Les grands rivaux aux élections législatives israéliennes d'hier, Tzipi Livni et Benyamin Nétanyahou, ont tous deux clamé leur victoire. Et ils avaient tous les deux un peu raison.

Car si Kadima, le parti centriste de Tzipi Livni, a doublé le Likoud de Benyamin Nétanyahou, le bloc des partis de droite se dirige vers une majorité claire à la Knesset, le Parlement israélien.

À partir des résultats presque totaux du scrutin d'hier, les projections donnent 28 sièges au Kadima de Mme Livni et 27 au Likoud de M. Nétanyahou.

Le parti antiarabe d'Avigdor Lieberman se classe quant à lui troisième, avec 14 mandats, suivi par les travaillistes d'Ehoud Barak, avec 13.

Si les résultats réels sont confirmer, Israël risque de se trouver dans une position qui a peu de précédents dans son histoire.

Car même si Tzipi Livni devance Benyamin Nétanyahou, le bloc des partis de droite supplante le bloc centre-gauche par une dizaine de sièges. Ce qui signifie que, malgré son avance, Tzipi Livni pourrait être incapable de former un gouvernement.
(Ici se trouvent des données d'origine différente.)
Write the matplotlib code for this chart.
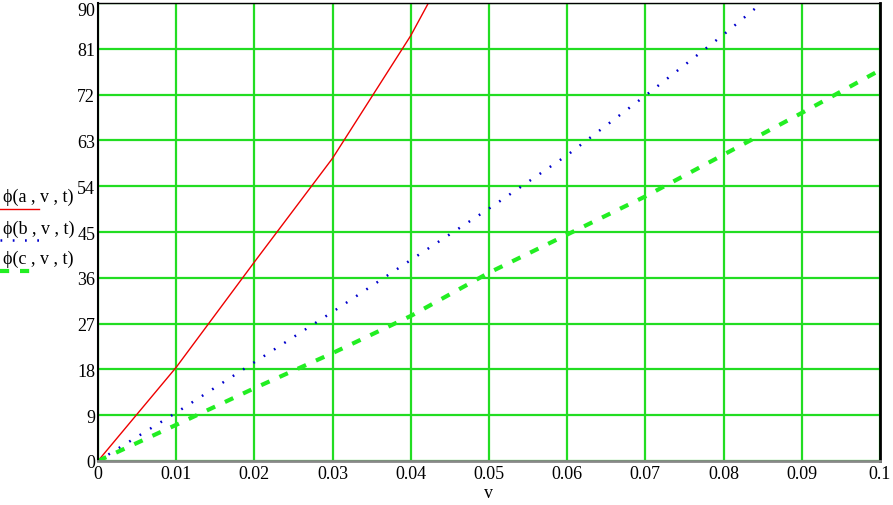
import matplotlib.pyplot as plt
from matplotlib.lines import Line2D
from matplotlib.transforms import ScaledTranslation

v = [0.0, 0.01, 0.02, 0.03, 0.04, 0.05, 0.06, 0.07, 0.08, 0.09, 0.1]
phi_a = [0.0, 18.4, 39.1, 59.5, 83.6, 112.0]
phi_b = [0.0, 9.5, 19.4, 29.3, 39.5, 49.6, 60.1, 71.8, 83.8, 96.5, 110.0]
phi_c = [0.0, 7.1, 14.3, 21.2, 28.5, 37.0, 44.5, 52.0, 60.2, 68.4, 76.8]

xticks = [0, 0.01, 0.02, 0.03, 0.04, 0.05, 0.06, 0.07, 0.08, 0.09, 0.1]
xlabels = ["0", "0.01", "0.02", "0.03", "0.04", "0.05", "0.06", "0.07", "0.08", "0.09", "0.1"]
yticks = [0, 9, 18, 27, 36, 45, 54, 63, 72, 81, 90]

plt.rcParams['font.family'] = ['Liberation Serif', 'DejaVu Serif']

fig = plt.figure(figsize=(8.93, 5.06), dpi=100)
ax = fig.add_axes([0.1097, 0.087, 0.8757, 0.905])

red = '#ee0000'
blue = '#0000cc'
green = '#22ee22'

ax.plot(v[:len(phi_a)], phi_a, color=red, lw=1.0)
ax.plot(v, phi_b, color=blue, lw=1.8, linestyle=(0, (0.7, 4.2)))
ax.plot(v, phi_c, color=green, lw=3.0, linestyle=(0, (2.2, 2.6)))

ax.set_xlim(0, 0.1)
ax.set_ylim(0, 90)
ax.set_xticks(xticks)
ax.set_xticklabels(xlabels)
ax.set_yticks(yticks)
ax.set_yticklabels([str(t) for t in yticks])
ax.tick_params(length=0, labelsize=13, pad=3)
ax.tick_params(axis='y', pad=2)
ax.grid(True, color='#22dd22', lw=1.6)
ax.set_axisbelow(True)

# keep the top label "90" inside the picture
top = ax.get_yticklabels()[-1]
top.set_transform(top.get_transform() + ScaledTranslation(0, -5 / 100, fig.dpi_scale_trans))

ax.spines['left'].set_color('black')
ax.spines['left'].set_linewidth(1.5)
ax.spines['right'].set_color('black')
ax.spines['right'].set_linewidth(2)
ax.spines['top'].set_color('black')
ax.spines['top'].set_linewidth(1)
ax.spines['bottom'].set_color('#888888')
ax.spines['bottom'].set_linewidth(2)

ax.set_xlabel("v", fontsize=13, labelpad=1)

# legend on the left side
fig.text(3 / 893, 1 - 197 / 506, "ϕ(a , v , t)", fontsize=13, va='center', ha='left')
fig.lines.append(Line2D([0, 39 / 893], [1 - 210 / 506] * 2, color=red, lw=1.0,
                        transform=fig.transFigure))
fig.text(3 / 893, 1 - 229 / 506, "ϕ(b , v , t)", fontsize=13, va='center', ha='left')
fig.lines.append(Line2D([0, 40 / 893], [1 - 241 / 506] * 2, color=blue, lw=1.8,
                        linestyle=(0, (0.7, 4.2)), transform=fig.transFigure))
fig.text(3 / 893, 1 - 259 / 506, "ϕ(c , v , t)", fontsize=13, va='center', ha='left')
fig.lines.append(Line2D([0, 38 / 893], [1 - 272 / 506] * 2, color=green, lw=3.0,
                        linestyle=(0, (2.2, 2.6)), transform=fig.transFigure))

fig.savefig("out.png", dpi=100)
En prenant le meilleur de ces résultats, chacun des politiciens s'est présenté hier comme le prochain premier ministre d'Israël.

«Nous formerons le prochain gouvernement», a dit Tzipi Livni. «La droite a clairement gagné, je serai le prochain premier ministre», a dit Benyamin Nétanyahou.

Selon le système politique israélien, c'est le président qui choisit le leader qui formera le prochain gouvernement, après consultation avec les partis.

De nombreux commentateurs s'attendaient hier à ce que la direction du gouvernement échoie à Benyamin Nétanyahou, ce politicien faucon qui avait été premier ministre de 1996 à 1999. Mais c'est loin d'être joué, signale Eetta Prince-Gibson, éditrice du Jerusalem Report.

«Il suffirait qu'Avigdor Lieberman se joigne à Tzipi Livni pour qu'elle puisse devenir première ministre», explique-t-elle. Le sociologue Claude Sitbon imaginait pour sa part une coalition Kadima-Likoud-travaillistes, dans l'espoir de barrer la voie aux «extrémistes de Lieberman». Casse-tête politique et délicates transactions à l'horizon.

Près des deux tiers des électeurs ont pris la peine d'aller voter hier, malgré un temps froid et maussade. Dans les bureaux de vote, plusieurs confiaient avoir eu de la peine à se décider, soit parce qu'ils jugeaient les grands partis trop semblables, soit parce qu'ils les croyaient impuissants à réaliser leurs programmes.

«Cette année, le choix est très, très, très difficile, je ne sais pas encore pour qui voter», a confié Lilah Atiya, enseignante dans la trentaine croisée dans un bureau de scrutin de Talpiyot, quartier résidentiel de Jérusalem.

Plus d'une trentaine de partis se disputaient la faveur des électeurs. Certains défendent des intérêts très particuliers : ceux des retraités, des fumeurs de marijuana ou des pères célibataires, par exemple.

Voyant la course se resserrer, plusieurs électeurs se sont rabattus sur les grandes formations politiques, délaissant les partis marginaux. Un psychiatre à la retraite, rencontré dans un bureau de vote de la vieille ville de Jérusalem, a confié avoir voulu voter pour l'ultra-religieux Shas. Puis il s'est ravisé et a choisi «Bibi» Nétanyahou qui, contrairement à Tzipi Livni, «n'est pas prêt à tout céder aux Palestiniens».

Pour Shachar Avivi, 29 ans, c'est précisément l'inverse. «J'ai voté pour Tzipi Livni parce qu'elle a une approche plus douce, on ne peut pas toujours frapper les Palestiniens avec un marteau !»

Comme ça a été le cas pendant la campagne électorale, le thème de la sécurité revenait souvent dans les commentaires, hier. «Nous avons été bouleversés par la guerre avec Gaza», dit Françoise Sultan, dont la famille vit à Sderot, une ville visée par les roquettes du Hamas.

«Un jour, une roquette est tombée à deux mètres de la maison. C'est un miracle que personne n'ait été blessé. Mais on ne peut pas toujours compter sur des miracles.» Jugeant que Tzipi Livni ferait trop de concessions aux Palestiniens, Françoise Sultan a voté pour Nétanyahou.